Milo does seem to have a history with some of the sitting
commissioners.
In an article from
the Daily Business Review on Oct. 12, 2005, Oscar Pedro
Musibay reported that in 2004, Commissioner Joe Sanchez “voted to
approve an affordable housing project called ‘Wagner Square’ to be
developed by Milo’s Urban Development Group and receiving $1.2
million in city support. Weeks later, Sanchez put down a deposit on
a new, affordably priced unit in a separate 96-unit condominium
tower built by Milo.”
Also, Sanchez’s
2005 campaign reports list Urban Development Group as a fundraiser.
Sanchez did not
return phone calls from the SunPost by deadline.
Spence-Jones also
has campaign donations listed from Milo and Urban Development Group.
The UDG project
will be called “Jazz Village,” and will, according to Milo, “be a
true mixed-use, mixed-income development. It will have retail and
commercial space on the ground floor.”
An Oct. 25 Miami
Herald article stated that Jazz Village is being built as part
of a proposed Historic Overtown Folklife Village district, an area
that promises to bring 2,400 new housing units. Jazz Village is to
consist of a workforce training school and housing.

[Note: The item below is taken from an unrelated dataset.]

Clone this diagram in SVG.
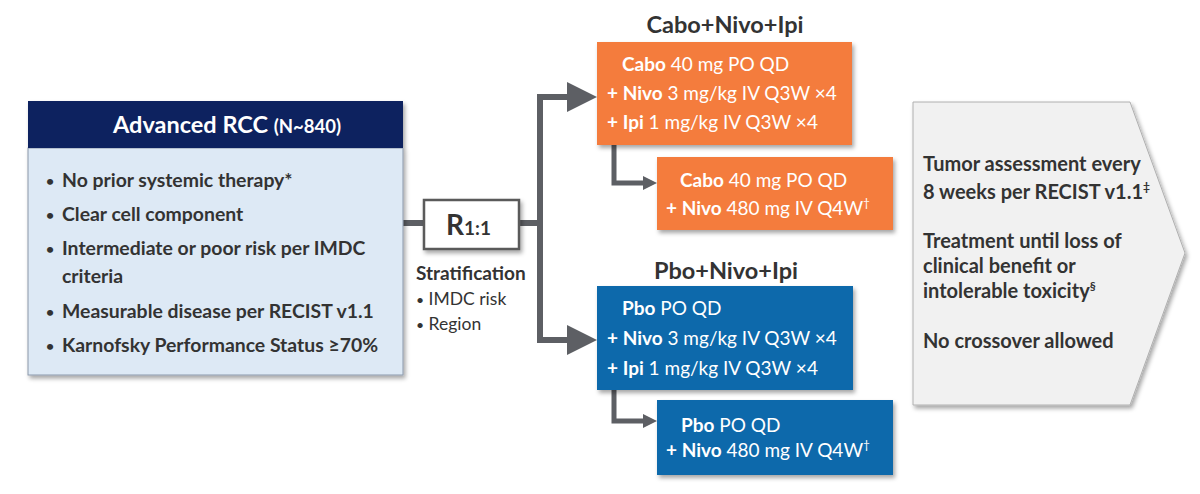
<svg xmlns="http://www.w3.org/2000/svg" width="1200" height="494" viewBox="0 0 1200 494">
<defs>
<filter id="sh" x="-10%" y="-10%" width="130%" height="130%">
<feDropShadow dx="2" dy="3" stdDeviation="2" flood-color="#000" flood-opacity="0.35"/>
</filter>
<marker id="bigArrow" viewBox="0 0 30 30" refX="0" refY="15" markerWidth="30" markerHeight="30" markerUnits="userSpaceOnUse" orient="auto">
<path d="M0,0 L30,15 L0,30 Z" fill="#5d5f64"/>
</marker>
<marker id="smallArrow" viewBox="0 0 14 14" refX="0" refY="7" markerWidth="14" markerHeight="14" markerUnits="userSpaceOnUse" orient="auto">
<path d="M0,0 L14,7 L0,14 Z" fill="#5d5f64"/>
</marker>
</defs>
<style>
text { font-family: Lato, "Open Sans", sans-serif; }
.b { font-weight: bold; }
.dark { fill: #333333; }
.w { fill: #ffffff; }
.body { font-size: 19.4px; font-weight: bold; fill: #333333; }
.bul { font-size: 14px; }
.fu { font-size: 20px; font-weight: bold; fill: #333333; }
.arm { font-size: 19px; fill: #ffffff; }
.title { font-size: 23.5px; font-weight: bold; fill: #333333; }
.conn { fill: none; stroke: #5d5f64; stroke-width: 6; }
.conn2 { fill: none; stroke: #5d5f64; stroke-width: 5; }
.orange { fill: #f47b3d; }
.blue { fill: #0d69ab; }
</style>
<rect width="1200" height="494" fill="#ffffff"/>

<g id="connectors">
<path class="conn" d="M403 223 H424"/>
<path class="conn" d="M519 223 H540"/>
<path class="conn" d="M540 223 V97 H567" marker-end="url(#bigArrow)"/>
<path class="conn" d="M540 223 V340 H567" marker-end="url(#bigArrow)"/>
<path class="conn2" d="M614 145 V183 H643" marker-end="url(#smallArrow)"/>
<path class="conn2" d="M614 390 V421 H643" marker-end="url(#smallArrow)"/>
</g>

<g id="population">
<g filter="url(#sh)">
<rect x="28" y="148" width="375" height="227" fill="#dde9f5" stroke="#8b98aa" stroke-width="1"/>
<rect x="28" y="101" width="375" height="47" fill="#0b215e"/>
</g>
<text x="113" y="133" class="w b" font-size="23.5">Advanced RCC <tspan font-size="18.5">(N~840)</tspan></text>
<g class="body">
<text x="46" y="186" class="bul">•</text><text x="62" y="187">No prior systemic therapy*</text>
<text x="46" y="220" class="bul">•</text><text x="62" y="221">Clear cell component</text>
<text x="46" y="254" class="bul">•</text><text x="62" y="255">Intermediate or poor risk per IMDC</text>
<text x="62" y="283">criteria</text>
<text x="46" y="317" class="bul">•</text><text x="62" y="318">Measurable disease per RECIST v1.1</text>
<text x="46" y="351" class="bul">•</text><text x="62" y="352">Karnofsky Performance Status ≥70%</text>
</g>
</g>

<g id="randomization">
<rect x="424" y="200" width="95" height="49" fill="#ffffff" stroke="#5a5a5a" stroke-width="2.5" filter="url(#sh)"/>
<text x="446" y="235" class="dark b" font-size="28">R<tspan font-size="19">1:1</tspan></text>
<text x="416" y="280" class="dark b" font-size="19">Stratification</text>
<text x="416" y="305" class="dark" font-size="17.5"><tspan font-size="14">•</tspan> IMDC risk</text>
<text x="416" y="330" class="dark" font-size="17.5"><tspan font-size="14">•</tspan> Region</text>
</g>

<g id="arm-cabo">
<text x="725" y="33" class="title" text-anchor="middle">Cabo+Nivo+Ipi</text>
<rect x="597" y="42" width="255" height="103" class="orange" filter="url(#sh)"/>
<text x="622" y="71" class="arm"><tspan class="b">Cabo</tspan> 40 mg PO QD</text>
<text x="607" y="100" class="arm"><tspan class="b">+ Nivo</tspan> 3 mg/kg IV Q3W ×4</text>
<text x="607" y="129" class="arm"><tspan class="b">+ Ipi</tspan> 1 mg/kg IV Q3W ×4</text>
</g>

<g id="arm-cabo-maint">
<rect x="657" y="157" width="236" height="73" class="orange" filter="url(#sh)"/>
<text x="680" y="187" class="arm"><tspan class="b">Cabo</tspan> 40 mg PO QD</text>
<text x="666" y="215" class="arm"><tspan class="b">+ Nivo</tspan> 480 mg IV Q4W<tspan font-size="12" dy="-8">†</tspan></text>
</g>

<g id="arm-pbo">
<text x="726" y="279" class="title" text-anchor="middle">Pbo+Nivo+Ipi</text>
<rect x="597" y="286" width="256" height="104" class="blue" filter="url(#sh)"/>
<text x="622" y="315" class="arm"><tspan class="b">Pbo</tspan> PO QD</text>
<text x="607" y="345" class="arm"><tspan class="b">+ Nivo</tspan> 3 mg/kg IV Q3W ×4</text>
<text x="607" y="375" class="arm"><tspan class="b">+ Ipi</tspan> 1 mg/kg IV Q3W ×4</text>
</g>

<g id="arm-pbo-maint">
<rect x="657" y="400" width="236" height="75" class="blue" filter="url(#sh)"/>
<text x="681" y="432" class="arm"><tspan class="b">Pbo</tspan> PO QD</text>
<text x="666" y="457" class="arm"><tspan class="b">+ Nivo</tspan> 480 mg IV Q4W<tspan font-size="12" dy="-8">†</tspan></text>
</g>

<g id="follow-up">
<polygon points="913,102 1130,102 1185,253 1130,405 913,405" fill="#f1f1f1" stroke="#b0b0b0" stroke-width="1" filter="url(#sh)"/>
<g class="fu">
<text x="923" y="171">Tumor assessment every</text>
<text x="923" y="199">8 weeks per RECIST v1.1<tspan font-size="12" dy="-8">‡</tspan></text>
<text x="923" y="248">Treatment until loss of</text>
<text x="923" y="273">clinical benefit or</text>
<text x="923" y="298">intolerable toxicity<tspan font-size="12" dy="-8">§</tspan></text>
<text x="923" y="348">No crossover allowed</text>
</g>
</g>
</svg>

Milo said he is especially proud of the school aspect of his
project. “I’m more excited about Medvance — they are a national
medical training school,” he said. “They will be opening a new state
of the art, 25,000-square-foot school at Jazz Village.”
McKnight is still
skeptical and doesn’t see why Medvance is needed. “Anybody that
wants to get job placement, for $5 they can sign up for classes at
Lindsey Hopkins,” he said, referring to the technical education
center at 750 NW 20th St.
McKnight said there
have been many technical schools that opened but later closed in
Overtown, some of them overnight, sticking students, who acquired
government loans to attend the schools, with the bill.
“Overtown is
occupied by families. This is a city of families,” McKnight said.
“I’m sick of the rip-off schemes that go on in Overtown.”